2010年02月15日
スカイ・クロラ The Sky Crawlers 中央公論新社 森博嗣(MORI hiroshi)
スカイ・クロラ The Sky Crawlers 中央公論新社 森博嗣(MORI hiroshi)
戦争を知らない大人たちに捧げよう。
彼らの過ちは三つある。
子供たちが自分たちから生まれたと信じている。
子供たちより多くを知っていると思い込んでいる。
子供たちがいずれ自分たちと同じものになると願っている。
それら妄想の馬鹿馬鹿しさといったら、
戦争よりも悲惨なのだから。
(本文より抜粋)
彼らの過ちは三つある。
子供たちが自分たちから生まれたと信じている。
子供たちより多くを知っていると思い込んでいる。
子供たちがいずれ自分たちと同じものになると願っている。
それら妄想の馬鹿馬鹿しさといったら、
戦争よりも悲惨なのだから。
(本文より抜粋)
今作は民間軍事会社の戦闘機パイロットが主人公。独自の世界観に基づいて綴られていく主人公の日常を描いていく。

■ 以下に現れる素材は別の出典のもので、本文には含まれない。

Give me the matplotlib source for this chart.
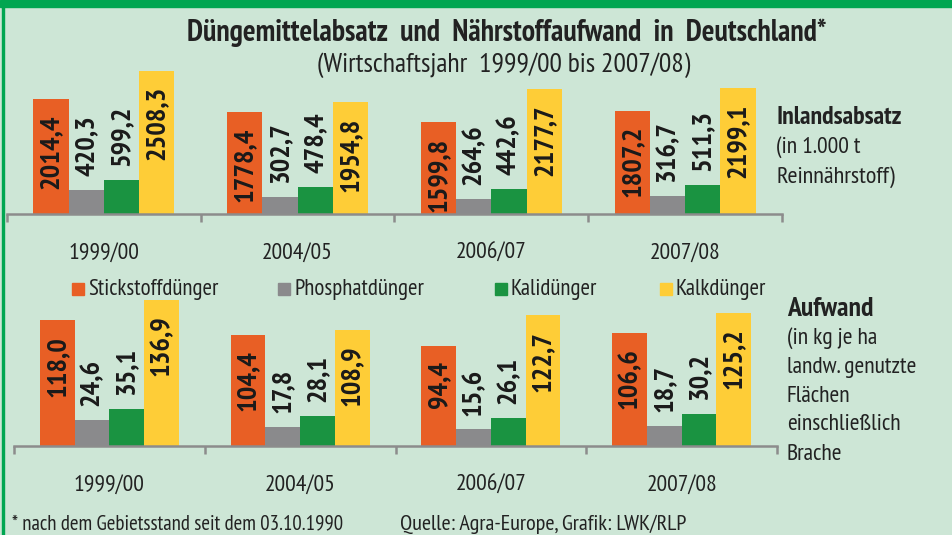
import matplotlib.pyplot as plt
import matplotlib as mpl
from matplotlib import font_manager
from matplotlib.patches import Rectangle
import numpy as np

# schmale Schrift suchen (wie Arial Narrow), mit fettem Schnitt
gewichte = {}
for f in font_manager.fontManager.ttflist:
    w = f.weight if isinstance(f.weight, int) else {'normal': 400, 'regular': 400, 'bold': 700}.get(str(f.weight), 400)
    gewichte.setdefault(f.name, set()).add(w)
kandidaten = ['Liberation Sans Narrow', 'Arial Narrow', 'Archivo Narrow', 'PT Sans Narrow',
              'Roboto Condensed', 'IBM Plex Sans Condensed', 'Open Sans Condensed']
schrift = [k for k in kandidaten if k in gewichte and 700 in gewichte[k] and 400 in gewichte[k]][:1]
mpl.rcParams['font.family'] = schrift + ['DejaVu Sans']

jahre = ['1999/00', '2004/05', '2006/07', '2007/08']
sorten = ['Stickstoffdünger', 'Phosphatdünger', 'Kalidünger', 'Kalkdünger']
farben = ['#e85f25', '#8a8a8c', '#1a9341', '#fecd37']

# Inlandsabsatz (1.000 t Reinnährstoff)
absatz_n = [2014.4, 1778.4, 1599.8, 1807.2]
absatz_p = [420.3, 302.7, 264.6, 316.7]
absatz_k = [599.2, 478.4, 442.6, 511.3]
absatz_kalk = [2508.3, 1954.8, 2177.7, 2199.1]

# Aufwand (kg je ha)
aufwand_n = [118.0, 104.4, 94.4, 106.6]
aufwand_p = [24.6, 17.8, 15.6, 18.7]
aufwand_k = [35.1, 28.1, 26.1, 30.2]
aufwand_kalk = [136.9, 108.9, 122.7, 125.2]

bg = '#cde6d6'
W, H = 953, 535
fig = plt.figure(figsize=(W / 100, H / 100), dpi=100, facecolor=bg)

# gruener Rahmen oben und links
fig.patches.append(Rectangle((0, 1 - 7 / H), 1, 7 / H, transform=fig.transFigure, color='#00a651', zorder=0))
fig.patches.append(Rectangle((2 / W, 0), 2.5 / W, 1, transform=fig.transFigure, color='#00a651', zorder=0))


def px_axes(x0, x1, ybase, hpx):
    return fig.add_axes([x0 / W, (H - ybase) / H, (x1 - x0) / W, hpx / H])


def zeichne(ax, reihen, ymax):
    ax.set_facecolor('none')
    bw = 0.182
    x = np.arange(len(jahre))
    for i, (werte, f) in enumerate(zip(reihen, farben)):
        xs = x + (i - 1.5) * bw
        ax.bar(xs, werte, width=bw, color=f, zorder=2)
        for xx, v in zip(xs, werte):
            txt = f'{v:.1f}'.replace('.', ',')
            if i in (0, 3):
                ax.annotate(txt, (xx, v), xytext=(0, -11), textcoords='offset points',
                            rotation=90, ha='center', va='top', fontsize=20.5, fontweight='bold', color='#1a1a1a')
            else:
                ax.annotate(txt, (xx, v), xytext=(0, 10), textcoords='offset points',
                            rotation=90, ha='center', va='bottom', fontsize=20.5, fontweight='bold', color='#1a1a1a')
    ax.set_xlim(-0.5, 3.5)
    ax.set_ylim(0, ymax)
    for s in ['top', 'left', 'right']:
        ax.spines[s].set_visible(False)
    ax.spines['bottom'].set_color('#8c8c8c')
    ax.spines['bottom'].set_linewidth(1.8)
    ax.set_yticks([])
    ax.set_xticks(np.arange(-0.5, 4, 1))
    ax.set_xticklabels([])
    ax.tick_params(axis='x', length=6, width=1.8, color='#8c8c8c', direction='out')
    for xx, j in zip(x, jahre):
        ax.annotate(j, (xx, 0), xycoords=('data', 'axes fraction'), xytext=(0, -28),
                    textcoords='offset points', ha='center', va='center', fontsize=17, color='#222222')


ax1 = px_axes(7, 782, 214, 150)
zeichne(ax1, [absatz_n, absatz_p, absatz_k, absatz_kalk], 150 / 0.0572)
ax2 = px_axes(14, 777, 446, 150)
zeichne(ax2, [aufwand_n, aufwand_p, aufwand_k, aufwand_kalk], 150 / 1.064)


def ft(x, y, s, **kw):
    fig.text(x / W, 1 - y / H, s, va='center', color='#222222', **kw)


ft(507, 33, 'Düngemittelabsatz  und  Nährstoffaufwand  in  Deutschland*', ha='center', fontsize=21.5, fontweight='bold')
ft(504, 65, '(Wirtschaftsjahr  1999/00 bis 2007/08)', ha='center', fontsize=20)

ft(776, 117, 'Inlandsabsatz', fontsize=18.5, fontweight='bold')
ft(776, 147, '(in 1.000 t', fontsize=17)
ft(776, 177, 'Reinnährstoff)', fontsize=17.5)

ft(787, 309, 'Aufwand', fontsize=20, fontweight='bold')
for yy, s in zip([338, 368, 396, 425, 455],
                 ['(in kg je ha', 'landw. genutzte', 'Flächen', 'einschließlich', 'Brache']):
    ft(787, yy, s, fontsize=17)

# Legende
for xq, s, f in zip([72, 278, 495, 660], sorten, farben):
    fig.patches.append(Rectangle((xq / W, 1 - 295 / H), 12 / W, 12 / H, transform=fig.transFigure, color=f))
    ft(xq + 16, 290, s, fontsize=16.5)

ft(12, 524, '* nach dem Gebietsstand seit dem 03.10.1990', fontsize=15)
ft(400, 524, 'Quelle: Agra-Europe, Grafik: LWK/RLP', fontsize=16)

fig.savefig('out.png', dpi=100, facecolor=bg)
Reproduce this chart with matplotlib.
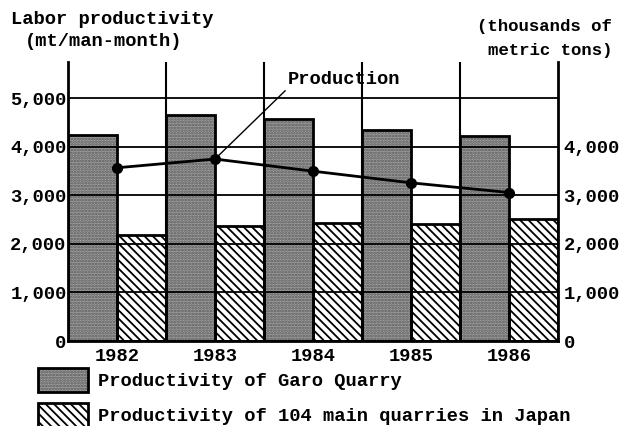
import matplotlib
matplotlib.use("Agg")
import matplotlib.pyplot as plt
from matplotlib.patches import Patch
from matplotlib.legend_handler import HandlerTuple
import numpy as np

years = ["1982", "1983", "1984", "1985", "1986"]
garo = [4250, 4660, 4580, 4350, 4230]
japan = [2190, 2360, 2440, 2410, 2510]
production = [3570, 3750, 3500, 3260, 3060]

plt.rcParams['font.family'] = ['Liberation Mono', 'DejaVu Sans Mono']
plt.rcParams['font.weight'] = 'bold'
plt.rcParams['hatch.linewidth'] = 1.3
fs = 13.5

fig = plt.figure(figsize=(6.21, 4.26), dpi=100)
ax = fig.add_axes([68 / 621, 1 - 341 / 426, 490 / 621, 279 / 426])

x = np.arange(len(years))
w = 0.5
# Garo quarry: stippled grey bars
ax.bar(x - w / 2, garo, w, color='#a4a4a4', edgecolor='#555555',
       hatch='......', linewidth=0, zorder=1)
ax.bar(x - w / 2, garo, w, fill=False, edgecolor='black', linewidth=2, zorder=1.1)
# 104 main quarries: diagonal hatching
ax.bar(x + w / 2, japan, w, color='white', edgecolor='black',
       hatch='\\\\\\\\', linewidth=2, zorder=1)

ax.set_xlim(-0.5, 4.5)
ax.set_ylim(0, 5750)
ax.set_yticks([0, 1000, 2000, 3000, 4000, 5000])
ax.set_yticklabels(["0", "1,000", "2,000", "3,000", "4,000", "5,000"], fontsize=fs)
ax.set_xticks(x)
ax.set_xticklabels(years, fontsize=fs)
ax.set_xticks(x[:-1] + 0.5, minor=True)
ax.tick_params(axis='both', which='both', length=0)
ax.tick_params(axis='y', pad=1)
ax.tick_params(axis='x', pad=5)
ax.set_axisbelow(False)
ax.grid(axis='y', which='major', color='black', linewidth=1.3)
ax.grid(axis='x', which='minor', color='black', linewidth=1.5)
ax.spines['top'].set_visible(False)
for s in ['left', 'right', 'bottom']:
    ax.spines[s].set_linewidth(2)

ax2 = ax.twinx()
ax2.set_ylim(0, 5750)
ax2.set_yticks([0, 1000, 2000, 3000, 4000])
ax2.set_yticklabels(["0", "1,000", "2,000", "3,000", "4,000"], fontsize=fs)
ax2.tick_params(axis='y', length=0, pad=4)
for s in ax2.spines.values():
    s.set_visible(False)
ax2.plot(x, production, color='black', linewidth=2, marker='o', markersize=7)
ax2.annotate("Production", xy=(1, production[1]), xytext=(288, 338),
             textcoords='figure pixels', fontsize=fs, ha='left', va='bottom',
             arrowprops=dict(arrowstyle='-', color='black', linewidth=1,
                             relpos=(0, 0), shrinkA=0, shrinkB=3))

fig.text(11 / 621, 1 - 20 / 426, "Labor productivity", fontsize=fs, va='center')
fig.text(25 / 621, 1 - 42 / 426, "(mt/man-month)", fontsize=fs, va='center')
fig.text(612 / 621, 1 - 27 / 426, "(thousands of", fontsize=12.5, va='center', ha='right')
fig.text(612 / 621, 1 - 50 / 426, "metric tons)", fontsize=12.5, va='center', ha='right')

h1 = (Patch(facecolor='#a4a4a4', edgecolor='#555555', hatch='......', linewidth=0),
      Patch(fill=False, edgecolor='black', linewidth=2))
h2 = Patch(facecolor='white', edgecolor='black', hatch='\\\\\\\\', linewidth=2)
fig.legend([h1, h2], ["Productivity of Garo Quarry",
                      "Productivity of 104 main quarries in Japan"],
           handler_map={tuple: HandlerTuple(ndivide=1, pad=0)},
           loc='upper left', bbox_to_anchor=(34 / 621, 1 - 364 / 426),
           frameon=False, fontsize=fs, handlelength=2.7, handleheight=1.6,
           handletextpad=0.5, labelspacing=0.6, borderaxespad=0, borderpad=0.2)

fig.savefig("out.png", dpi=100)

『――戦争がショーとして成立する世界で生み出された大人にならない子供――戦争を仕事に永遠を生きる子供たちの寓話』(背表紙より抜粋)
全五作品のうち最初に刊行された作品であり、時系列でいう最終巻にあたる。
私はそれを知らず刊行順に読んでしまったけれどご心配なく。支障なくどの作品からも読み始めることができます。
私にとってこの作品は森博嗣氏(以下敬称略)の文章を初めて読む機会に巡りあえた思い出深い作品です。
作品の感想としては一人称で語られていく空中戦はページを進めるごとに快感へと変わっていきます。また独特の価値観で日常を重ねる主人公はどこか幼くも大人びていて心が揺さぶられる。
癖になる心的描写もさることながら、空中戦の描写は背筋を走るものがありこの文章を搾り出す森博嗣の技術に素直に感動しました。
その文章はとても綺麗、というよりも洗練された言葉が胸に突き刺さるイメージが似合い。
理系ミステリィを多く出版している森博嗣が代表作をこのシリーズと言い切る気持ちも伝わってきます。
もちろんミステリィ要素も健在。今回は全作品を通して同じ謎掛けがされていて、しかも明確な答えは開示されていません。
「これは謎なのか。それともみえなくなった日常なのか」
そう思いながら読み耽ってしまいました。ちなみに私はその謎を解き明かせませんでした。そういう意味合いでは機会があれば読み直したい作品でもあります。